If your car is a more climate friendly Category A, vehicle, the 2023 BIK would now be €3,375 (down from €4,725) but if it falls into category E, the BIK would still be €7,875.

It remains to be seen whether the amended regime continues into next year or whether they move back to the original proposal or introduce additional phasing in.

There were also changes made to the regime for fully electric vehicles (by definition not including hybrids). The discount to the OMV of €50,000 was reduced to €35,000 under the new rules for 2023, a figure that is due to fall to €20,000 next year and €10,000 in 2025, significantly increasing the BIK applying to electric vehicles.

The amendments announced in March, saw electric vehicles also benefit from the extra €10,000 discount against OMV, so you now deduct €45,000 from the vehicle’s original price. The figures for next year and beyond remains as they were, for now.

That aside, the process for calculating BIK is the same.

Leaving company cars to one side, it is worth noting that an exception to the general rule that workplace benefits are taxed is what is called the Small Benefit Exemption. This allows an employer to give staff what Revenue describes as a “voucher or other tangible non-cash benefit” up to a certain value free of tax. The key thing here is that the voucher cannot be transferable into cash and cannot be part of a salary sacrifice arrangement. It must be on top of salary and exchangeable only for goods and services.

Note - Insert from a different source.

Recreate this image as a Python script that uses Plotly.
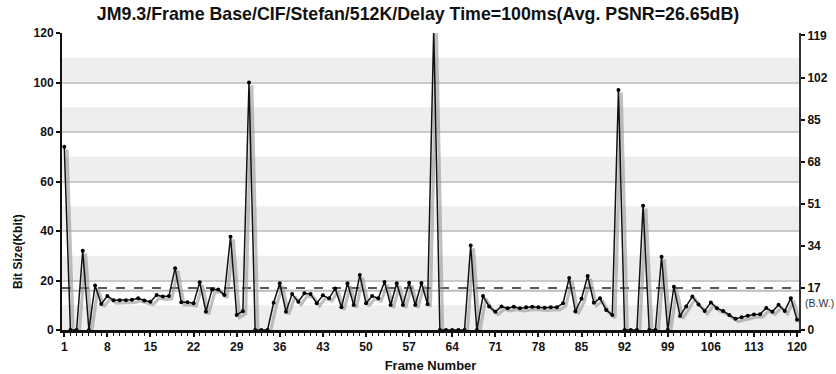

Up to 2015, the amount was capped at €250 but it was doubled that year to €500 which had to be given in one go in any given year. In last year’s budget, the limit was doubled again to €1,000 and it can now be broken up into two vouchers in any tax year and is used increasingly by companies to reward staff in good years with an effective end year tax efficient bonus that does not create ongoing commitments on payroll.